Use of multiple analytical techniques to confirm improved optical modeling of SnO2:F films by atomic force microscopy and spectroscopic ellipsometry

Abstract

Variable angle of incidence spectroscopic ellipsometry, reflectance, and transmittance techniques were used to determine the optical constants of a fluorine doped tin oxide film deposited by chemical vapor deposition onto a hot soda-lime-silica glass ribbon. To improve the optical characterization, an additional analytical technique, atomic force microscopy (AFM), was used to incorporate information about surface roughness into the optical model. Our earlier work demonstrated the necessity of including a surface roughness layer as six sublayers in the optical model. The present work further confirms the method and demonstrates its accuracy with additional analytical techniques.

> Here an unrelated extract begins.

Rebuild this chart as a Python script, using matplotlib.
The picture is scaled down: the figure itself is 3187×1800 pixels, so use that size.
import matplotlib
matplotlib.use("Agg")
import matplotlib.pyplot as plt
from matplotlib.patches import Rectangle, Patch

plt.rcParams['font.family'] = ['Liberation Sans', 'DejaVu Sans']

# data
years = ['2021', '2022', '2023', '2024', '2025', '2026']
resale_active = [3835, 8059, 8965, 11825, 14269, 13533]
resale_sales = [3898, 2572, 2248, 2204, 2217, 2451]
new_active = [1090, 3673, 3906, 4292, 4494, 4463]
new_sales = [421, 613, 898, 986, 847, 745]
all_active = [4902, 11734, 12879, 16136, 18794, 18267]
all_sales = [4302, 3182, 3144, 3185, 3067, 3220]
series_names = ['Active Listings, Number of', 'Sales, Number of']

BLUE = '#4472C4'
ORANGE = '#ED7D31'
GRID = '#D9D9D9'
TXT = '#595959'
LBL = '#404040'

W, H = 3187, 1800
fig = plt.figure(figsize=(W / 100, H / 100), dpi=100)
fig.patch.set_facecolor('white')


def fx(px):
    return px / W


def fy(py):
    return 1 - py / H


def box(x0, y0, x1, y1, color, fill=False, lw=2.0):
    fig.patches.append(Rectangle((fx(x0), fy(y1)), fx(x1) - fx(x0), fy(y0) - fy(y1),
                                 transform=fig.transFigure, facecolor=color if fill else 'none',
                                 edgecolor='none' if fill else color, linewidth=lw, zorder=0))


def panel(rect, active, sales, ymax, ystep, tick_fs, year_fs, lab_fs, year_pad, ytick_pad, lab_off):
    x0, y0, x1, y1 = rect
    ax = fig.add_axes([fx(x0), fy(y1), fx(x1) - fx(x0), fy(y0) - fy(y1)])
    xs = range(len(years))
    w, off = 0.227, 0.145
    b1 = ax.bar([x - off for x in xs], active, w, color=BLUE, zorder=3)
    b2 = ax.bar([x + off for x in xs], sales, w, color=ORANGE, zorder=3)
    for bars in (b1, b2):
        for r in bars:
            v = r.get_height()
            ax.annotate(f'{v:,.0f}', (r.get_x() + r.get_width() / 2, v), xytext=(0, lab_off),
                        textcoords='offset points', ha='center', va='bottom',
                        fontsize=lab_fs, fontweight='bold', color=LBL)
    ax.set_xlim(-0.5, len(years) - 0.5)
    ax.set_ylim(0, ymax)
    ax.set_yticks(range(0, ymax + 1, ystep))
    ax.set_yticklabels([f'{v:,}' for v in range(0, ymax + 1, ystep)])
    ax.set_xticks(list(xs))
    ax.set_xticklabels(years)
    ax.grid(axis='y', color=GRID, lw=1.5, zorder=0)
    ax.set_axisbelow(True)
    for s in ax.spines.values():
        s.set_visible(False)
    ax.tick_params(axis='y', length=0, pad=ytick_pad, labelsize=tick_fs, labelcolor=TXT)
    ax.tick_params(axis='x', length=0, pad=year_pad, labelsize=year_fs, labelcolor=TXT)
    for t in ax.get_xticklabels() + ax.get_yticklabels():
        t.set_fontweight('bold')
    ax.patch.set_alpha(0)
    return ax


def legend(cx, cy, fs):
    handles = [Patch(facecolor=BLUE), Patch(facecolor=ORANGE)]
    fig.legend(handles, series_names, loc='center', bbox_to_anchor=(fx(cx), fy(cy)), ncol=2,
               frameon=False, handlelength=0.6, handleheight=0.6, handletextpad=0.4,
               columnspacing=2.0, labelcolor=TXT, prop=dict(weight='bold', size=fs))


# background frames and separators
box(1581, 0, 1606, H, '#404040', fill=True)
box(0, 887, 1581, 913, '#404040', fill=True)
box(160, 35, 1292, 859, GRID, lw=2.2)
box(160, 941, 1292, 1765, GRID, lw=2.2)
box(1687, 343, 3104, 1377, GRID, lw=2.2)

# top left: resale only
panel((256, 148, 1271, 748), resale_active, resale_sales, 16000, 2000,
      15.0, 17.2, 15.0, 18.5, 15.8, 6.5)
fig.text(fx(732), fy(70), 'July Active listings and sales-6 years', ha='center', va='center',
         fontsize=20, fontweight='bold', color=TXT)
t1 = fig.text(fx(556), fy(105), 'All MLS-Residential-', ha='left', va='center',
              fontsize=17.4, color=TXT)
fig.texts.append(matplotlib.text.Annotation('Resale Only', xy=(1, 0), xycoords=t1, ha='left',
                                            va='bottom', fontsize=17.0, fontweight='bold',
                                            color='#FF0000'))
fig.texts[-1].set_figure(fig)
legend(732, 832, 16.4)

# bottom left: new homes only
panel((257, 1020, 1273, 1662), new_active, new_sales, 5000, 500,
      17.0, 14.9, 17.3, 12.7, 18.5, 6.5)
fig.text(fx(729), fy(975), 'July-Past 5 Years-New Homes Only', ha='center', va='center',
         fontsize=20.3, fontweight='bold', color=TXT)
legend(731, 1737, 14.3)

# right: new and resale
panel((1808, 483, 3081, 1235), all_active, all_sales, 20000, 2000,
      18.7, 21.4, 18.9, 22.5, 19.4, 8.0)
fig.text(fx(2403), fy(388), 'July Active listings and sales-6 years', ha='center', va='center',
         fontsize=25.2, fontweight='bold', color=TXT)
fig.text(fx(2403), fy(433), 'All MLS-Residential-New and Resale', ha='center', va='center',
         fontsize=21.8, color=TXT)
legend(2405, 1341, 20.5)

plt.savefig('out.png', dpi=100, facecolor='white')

These include: (1) cross sectional in-lens field emission scanning electron microscopy to measure total film thickness, determine presence of interface roughness and extent of surface roughness; (2) secondary ion mass spectrometry to give a first approximation of the film layer structure for optical modeling by depth profiling the film composition; (3) Hall measurements to identify the semiconductor carrier density and mobility; (4) x-ray diffraction to identify the crystalline phase and preferential growth orientation. The use of AFM surface images and surface roughness plus the other compositional and structural information to improve ellipsometric modeling of thin films has been confirmed.